• [Information supplied]
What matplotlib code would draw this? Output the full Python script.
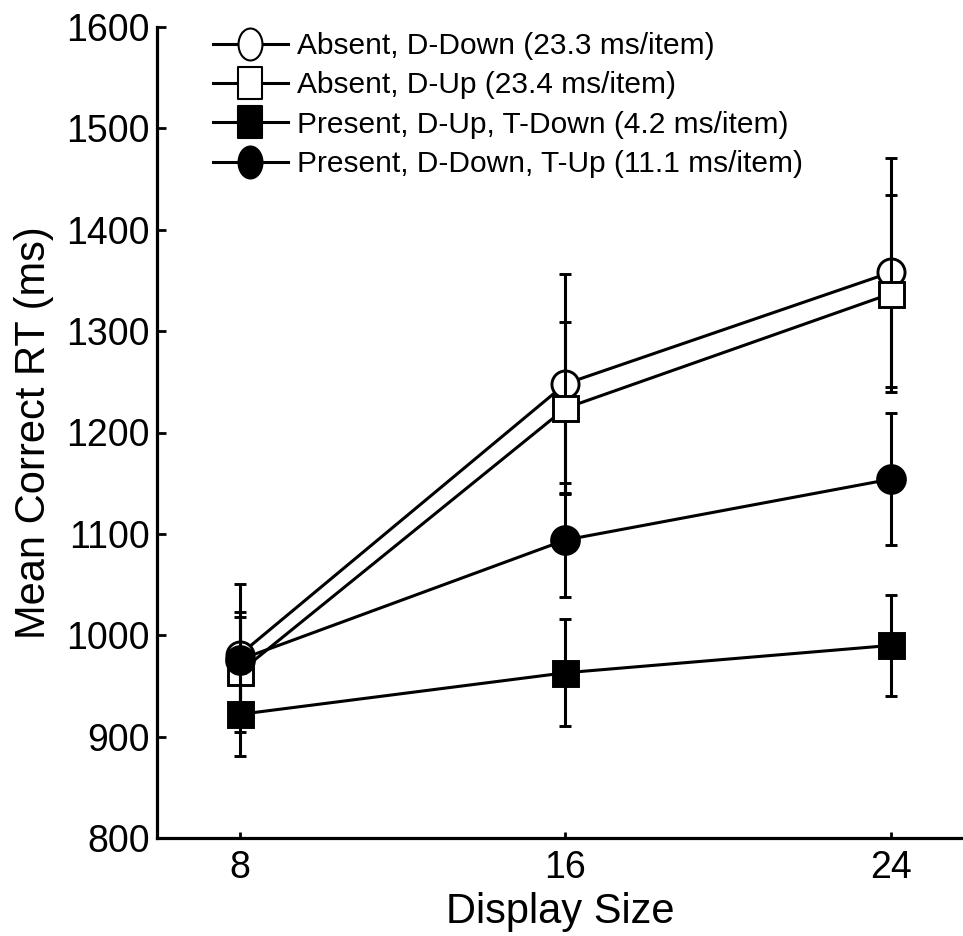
import matplotlib
matplotlib.use('Agg')
import matplotlib.pyplot as plt
from matplotlib import font_manager
from matplotlib.lines import Line2D
from matplotlib.path import Path
from matplotlib.transforms import Affine2D

plt.rcParams['font.family'] = ['Liberation Sans', 'DejaVu Sans']

# Display sizes (x) and mean correct RT per condition, with error bars
display_size = [8, 16, 24]

absent_ddown = [981, 1248, 1358]
absent_ddown_err = [70, 108, 113]

absent_dup = [964, 1224, 1337]
absent_dup_err = [59, 85, 97]

present_dup_tdown = [922, 963, 990]
present_dup_tdown_err = [41, 53, 50]

present_ddown_tup = [976, 1094, 1154]
present_ddown_tup_err = [42, 56, 65]

labels = ['Absent, D-Down (23.3 ms/item)',
          'Absent, D-Up (23.4 ms/item)',
          'Present, D-Up, T-Down (4.2 ms/item)',
          'Present, D-Down, T-Up (11.1 ms/item)']

W, H = 963, 936
fig = plt.figure(figsize=(W / 100, H / 100), dpi=100)
ax = fig.add_axes([157 / W, (H - 838) / H, (W - 157) / W, (838 - 27) / H])

lw = 2.2
series = [
    (absent_ddown, absent_ddown_err, 'o', 'white', 19.5),
    (absent_dup, absent_dup_err, 's', 'white', 18),
    (present_dup_tdown, present_dup_tdown_err, 's', 'black', 18),
    (present_ddown_tup, present_ddown_tup_err, 'o', 'black', 20),
]
for i, (y, err, mk, fc, ms) in enumerate(series):
    ax.errorbar(display_size, y, yerr=err, color='black', lw=lw,
                marker=mk, markersize=ms, markerfacecolor=fc,
                markeredgecolor='black', markeredgewidth=2.1,
                elinewidth=lw, capsize=4.5, capthick=lw, zorder=3 + i)

ax.set_xlim(5.96, 25.77)
ax.set_ylim(800, 1600)
ax.set_xticks(display_size)
ax.set_yticks(range(800, 1601, 100))

for side in ['top', 'right']:
    ax.spines[side].set_visible(False)
for side in ['left', 'bottom']:
    ax.spines[side].set_linewidth(2.3)

ax.tick_params(axis='y', direction='in', length=6.5, width=2, labelsize=27, pad=5)
ax.tick_params(axis='x', direction='in', length=4.5, width=2, labelsize=27, pad=9)

ax.set_xlabel('Display Size', fontsize=30, labelpad=4)
ax.set_ylabel('Mean Correct RT (ms)', fontsize=30, labelpad=9)

# legend: markers are drawn squeezed sideways, as in the figure
ellipse = Path.unit_circle().transformed(Affine2D().scale(0.75, 1.0))
rect = Path.unit_rectangle().transformed(Affine2D().translate(-0.5, -0.5).scale(0.75, 1.0))
handles = [
    Line2D([], [], color='black', lw=lw, marker=ellipse, ms=23, mfc='white', mec='black', mew=1.5),
    Line2D([], [], color='black', lw=lw, marker=rect, ms=23, mfc='white', mec='black', mew=1.5),
    Line2D([], [], color='black', lw=lw, marker=rect, ms=23, mfc='black', mec='black', mew=1.5),
    Line2D([], [], color='black', lw=lw, marker=ellipse, ms=23, mfc='black', mec='black', mew=1.5),
]

names = {f.name for f in font_manager.fontManager.ttflist}
if 'Liberation Sans Narrow' in names:
    leg_font = {'family': 'Liberation Sans Narrow', 'size': 26}
else:
    leg_font = {'family': 'Liberation Sans', 'size': 21.5}

ax.legend(handles, labels, loc='upper left',
          bbox_to_anchor=(213 / W, 1 - 32 / H), bbox_transform=fig.transFigure,
          frameon=False, prop=leg_font, borderpad=0, borderaxespad=0,
          handlelength=2.5, handletextpad=0.3, labelspacing=0.38)

fig.savefig('out.png', dpi=100)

• [Exercise brief]
Search the preceding listing for the word "matplotlib" and pull out every line that holds it.

• [Full output]
What matplotlib code would draw this? Output the full Python script.
import matplotlib
matplotlib.use('Agg')
import matplotlib.pyplot as plt
from matplotlib import font_manager
from matplotlib.lines import Line2D
from matplotlib.path import Path
from matplotlib.transforms import Affine2D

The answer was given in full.